No Problemmo #1

From $|\ln x| = \sin^6 (2\pi x)$ , we note that the RHS is bounded $0 \le \sin^6 (2\pi x) \le 1$ . Therefore, the range of the LHS where the solutions lie is $0 \le |\ln x| \le 1$ $\implies -1 \le \ln x \le 1$ $\implies \dfrac 1e \le x \le e$ . The graph $|\ln x|$ starts at 1 at $x = \dfrac 1e$ , reduces to 0 at $x=1$ and then increases and ends at 1 at $x=e$ .

While $\sin (2\pi x)$ has a period of 1, because it is squared, its negation half cycles turn into positive. Therefore, the period of $\sin^2 (2\pi x)$ as well as $\sin^6 (2\pi x)$ is $\frac 12$ . For $x$ ranges from $\dfrac 1e \approx 0.3678$ to $e \approx 2.7183$ , $\sin^6 (2\pi x)$ completes $\left \lfloor \dfrac {e - \frac 1e}{\frac 12} \right \rfloor = 4$ cycles.

Since $|\ln x|$ cuts every cycle of $\sin^6 (2\pi x)$ at two points, it cuts the RHS at 8 points. We note that at $x=1$ , $|\ln x| = \sin^6 (2\pi x) = 0$ . Therefore, the equation has $\boxed{9}$ solutions.
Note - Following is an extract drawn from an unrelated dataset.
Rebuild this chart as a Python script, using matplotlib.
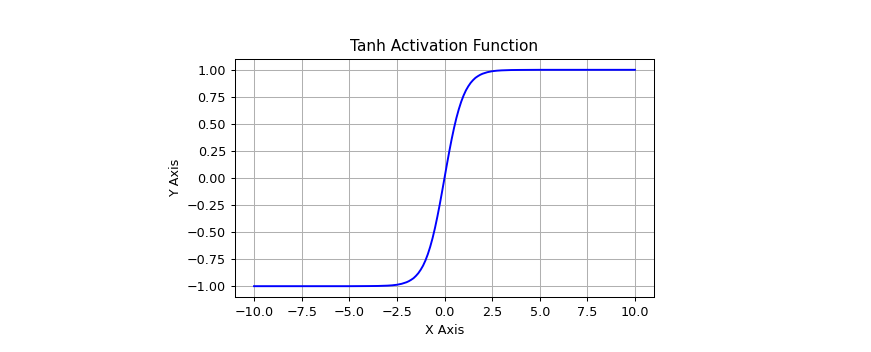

We shall use just a bit of graph transformation... We transform the graph from y=lnx to y=|lnx| The draw the graph of (sin 2πx)^6. Be attentive the the curves get narrower as we increase the power of sin. 7 solutions are apparent. For more solutions, we must differentiate and check. lnx is 1 at x= 2.71(approx) and sin2πx is 1 at x=2.75. So there is no solution in the region (2.5, 2.75) We have to check when x tends to 1, Slope of y= (sin2πx)^6=12πsin(2πx)^5(cos2πx) Which is equal to 0 at x=1, and slope of lnx is 1 when x=1 this implies y = lnx intersects the other curve at 2 more points near x=1. Also there might be a solution in the region (0.25,0.5) but | lnx | =1 at x = 1/e and y= sin(2πx)^6 is less than 1 at x=1/e. (Sin2πx)^6 is 1 at x = 0.25. so no solution is possible there. So finally we have 9 solutions.